Putting all your retirement savings into stocks can be tempting. Stocks have the potential for much bigger returns than bonds or cash, particularly when bonds and money-market funds are offering such low interest rates. Last year, the Standard & Poor's 500 index returned 32.4 percent, catnip for aggressive investors looking to maximize their savings.
But anyone keeping all their portfolio in stocks needs to have the willpower to hold steady when stocks fall, which can happen suddenly and often. The S&P 500 lost 37 percent in 2008, for example, and plunging 401(k) values caused much heartache. Anyone whose fright led them to sell then would have missed out on the big ensuing gains. A more balanced portfolio, including a mix of stocks and bonds, would have offered a smoother ride.
Conservative savers, meanwhile, can suffer if they take the opposite approach: not owning any stocks. They may avoid the ups-and-downs of the stock market, but they also lose out on the growth potential that stocks provide.
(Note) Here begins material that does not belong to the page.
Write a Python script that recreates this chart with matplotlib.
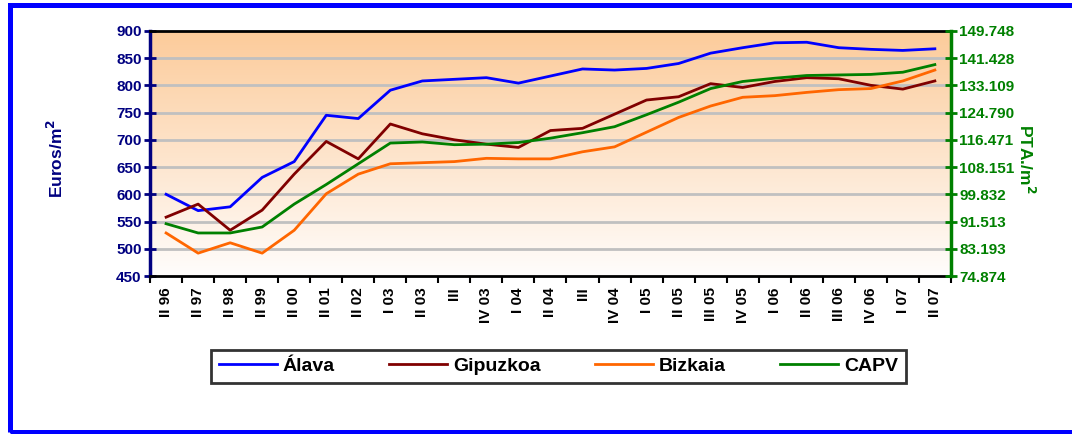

That makes it tougher to keep up with inflation.
Only 5 percent of 401(k) accounts had zero stocks last quarter, according to Fidelity. That's down from 5.9 percent a year earlier and from 12 percent in 2001.
More investors have better balanced accounts as a result of the increased popularity of target-date mutual funds. These funds automatically shift the assets in a portfolio, staying heavy on stocks when the planned retirement date is far away and shifting toward bonds as the date approaches.
Nearly three quarters of all dollars in target-date funds were controlled by just three fund companies last year, and none of them had any funds that were 100 percent in stocks, according to Morningstar.